## Start Given data
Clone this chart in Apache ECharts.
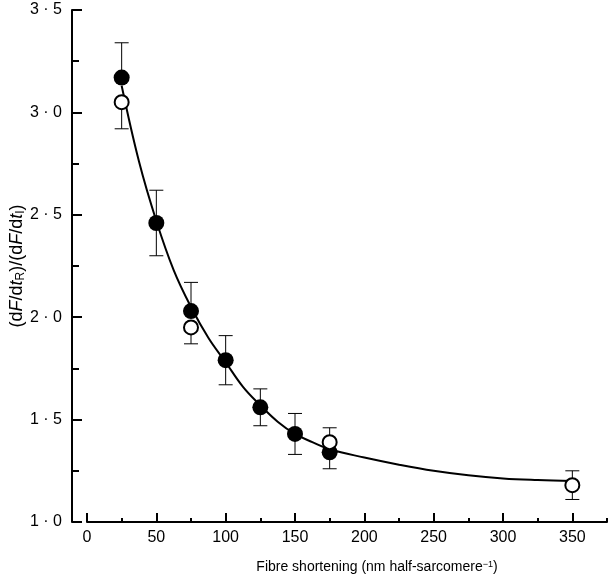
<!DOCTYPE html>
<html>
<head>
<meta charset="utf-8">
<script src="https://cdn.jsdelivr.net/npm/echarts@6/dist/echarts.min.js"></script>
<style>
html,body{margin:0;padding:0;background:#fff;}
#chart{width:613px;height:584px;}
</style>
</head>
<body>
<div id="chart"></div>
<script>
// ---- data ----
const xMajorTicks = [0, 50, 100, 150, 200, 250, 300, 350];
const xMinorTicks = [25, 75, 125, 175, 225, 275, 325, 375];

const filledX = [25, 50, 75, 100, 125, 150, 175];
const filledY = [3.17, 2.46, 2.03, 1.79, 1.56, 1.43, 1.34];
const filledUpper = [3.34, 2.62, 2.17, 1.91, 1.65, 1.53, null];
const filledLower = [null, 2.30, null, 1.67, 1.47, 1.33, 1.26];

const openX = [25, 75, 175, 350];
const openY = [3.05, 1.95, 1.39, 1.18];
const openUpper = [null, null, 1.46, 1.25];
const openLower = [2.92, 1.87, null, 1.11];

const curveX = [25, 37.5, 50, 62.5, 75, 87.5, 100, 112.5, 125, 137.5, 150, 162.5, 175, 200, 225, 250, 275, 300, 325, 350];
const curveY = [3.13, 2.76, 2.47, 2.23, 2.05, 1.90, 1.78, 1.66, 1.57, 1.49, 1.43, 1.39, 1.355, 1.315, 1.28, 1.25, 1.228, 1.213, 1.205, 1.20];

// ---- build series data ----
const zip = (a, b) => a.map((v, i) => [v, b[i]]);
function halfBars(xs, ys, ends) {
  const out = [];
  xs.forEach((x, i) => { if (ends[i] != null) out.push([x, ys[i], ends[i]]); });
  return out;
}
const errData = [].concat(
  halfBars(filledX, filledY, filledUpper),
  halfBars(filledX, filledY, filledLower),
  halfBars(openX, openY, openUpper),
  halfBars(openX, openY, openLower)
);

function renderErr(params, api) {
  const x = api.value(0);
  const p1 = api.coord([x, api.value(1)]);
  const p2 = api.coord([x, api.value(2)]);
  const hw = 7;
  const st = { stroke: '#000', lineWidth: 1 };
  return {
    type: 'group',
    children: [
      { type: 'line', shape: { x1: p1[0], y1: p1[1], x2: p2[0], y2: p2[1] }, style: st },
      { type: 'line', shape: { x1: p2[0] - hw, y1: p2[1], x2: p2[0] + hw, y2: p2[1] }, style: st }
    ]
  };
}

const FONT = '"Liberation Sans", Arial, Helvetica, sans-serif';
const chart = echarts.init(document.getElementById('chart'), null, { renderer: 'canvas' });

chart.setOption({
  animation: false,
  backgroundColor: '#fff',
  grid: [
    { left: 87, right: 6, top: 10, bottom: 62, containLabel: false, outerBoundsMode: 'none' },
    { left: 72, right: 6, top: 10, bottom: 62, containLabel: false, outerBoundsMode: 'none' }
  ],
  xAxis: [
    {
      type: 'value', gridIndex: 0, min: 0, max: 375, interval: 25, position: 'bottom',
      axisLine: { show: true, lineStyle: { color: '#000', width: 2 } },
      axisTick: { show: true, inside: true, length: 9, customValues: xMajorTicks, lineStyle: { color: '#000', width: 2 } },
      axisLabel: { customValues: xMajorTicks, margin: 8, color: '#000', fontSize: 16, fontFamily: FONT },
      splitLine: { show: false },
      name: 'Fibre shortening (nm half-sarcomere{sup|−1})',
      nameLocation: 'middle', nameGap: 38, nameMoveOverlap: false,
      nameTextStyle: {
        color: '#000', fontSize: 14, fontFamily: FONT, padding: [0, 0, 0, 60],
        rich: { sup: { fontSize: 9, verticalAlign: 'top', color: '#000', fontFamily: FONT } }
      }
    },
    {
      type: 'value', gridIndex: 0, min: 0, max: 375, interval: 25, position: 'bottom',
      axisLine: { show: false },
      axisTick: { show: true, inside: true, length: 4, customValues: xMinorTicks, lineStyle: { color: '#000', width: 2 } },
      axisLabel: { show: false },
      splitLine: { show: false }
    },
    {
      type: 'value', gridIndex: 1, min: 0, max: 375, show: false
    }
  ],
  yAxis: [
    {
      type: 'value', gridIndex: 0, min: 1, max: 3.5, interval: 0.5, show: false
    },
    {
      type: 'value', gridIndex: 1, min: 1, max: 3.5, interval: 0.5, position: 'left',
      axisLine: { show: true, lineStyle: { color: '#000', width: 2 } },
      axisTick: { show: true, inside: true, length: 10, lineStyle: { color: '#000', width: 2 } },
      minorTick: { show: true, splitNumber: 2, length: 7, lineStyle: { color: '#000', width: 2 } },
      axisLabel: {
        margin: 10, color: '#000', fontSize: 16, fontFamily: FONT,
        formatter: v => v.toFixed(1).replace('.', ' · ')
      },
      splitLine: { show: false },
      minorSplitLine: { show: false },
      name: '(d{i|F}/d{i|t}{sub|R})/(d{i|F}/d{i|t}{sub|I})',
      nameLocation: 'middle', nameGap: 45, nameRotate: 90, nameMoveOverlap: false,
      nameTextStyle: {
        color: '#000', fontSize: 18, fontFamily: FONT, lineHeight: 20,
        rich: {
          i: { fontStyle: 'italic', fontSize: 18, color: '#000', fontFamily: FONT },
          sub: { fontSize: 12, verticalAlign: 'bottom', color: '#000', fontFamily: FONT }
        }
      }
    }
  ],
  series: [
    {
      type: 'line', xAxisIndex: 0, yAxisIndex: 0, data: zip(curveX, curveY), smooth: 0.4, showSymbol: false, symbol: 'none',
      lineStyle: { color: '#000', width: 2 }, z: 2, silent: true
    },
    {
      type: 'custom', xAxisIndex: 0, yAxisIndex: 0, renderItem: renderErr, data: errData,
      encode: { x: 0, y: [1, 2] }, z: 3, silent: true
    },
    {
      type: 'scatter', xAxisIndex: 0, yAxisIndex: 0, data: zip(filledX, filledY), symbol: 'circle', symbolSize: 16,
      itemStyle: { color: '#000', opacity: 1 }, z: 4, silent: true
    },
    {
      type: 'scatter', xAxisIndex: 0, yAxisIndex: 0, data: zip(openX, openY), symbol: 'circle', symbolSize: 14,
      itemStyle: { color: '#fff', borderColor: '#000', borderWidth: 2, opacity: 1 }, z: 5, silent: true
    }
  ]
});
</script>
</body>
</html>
## End Given data
Repeat the lines exactly as they stand, from the opening line of the data through the line with "const filledLower = [null, 2.30, null, 1.67, 1.47, 1.33, 1.26];". Pictures stay out of the copy.

§ Response:
Clone this chart in Apache ECharts.
<!DOCTYPE html>
<html>
<head>
<meta charset="utf-8">
<script src="https://cdn.jsdelivr.net/npm/echarts@6/dist/echarts.min.js"></script>
<style>
html,body{margin:0;padding:0;background:#fff;}
#chart{width:613px;height:584px;}
</style>
</head>
<body>
<div id="chart"></div>
<script>
// ---- data ----
const xMajorTicks = [0, 50, 100, 150, 200, 250, 300, 350];
const xMinorTicks = [25, 75, 125, 175, 225, 275, 325, 375];

const filledX = [25, 50, 75, 100, 125, 150, 175];
const filledY = [3.17, 2.46, 2.03, 1.79, 1.56, 1.43, 1.34];
const filledUpper = [3.34, 2.62, 2.17, 1.91, 1.65, 1.53, null];
const filledLower = [null, 2.30, null, 1.67, 1.47, 1.33, 1.26];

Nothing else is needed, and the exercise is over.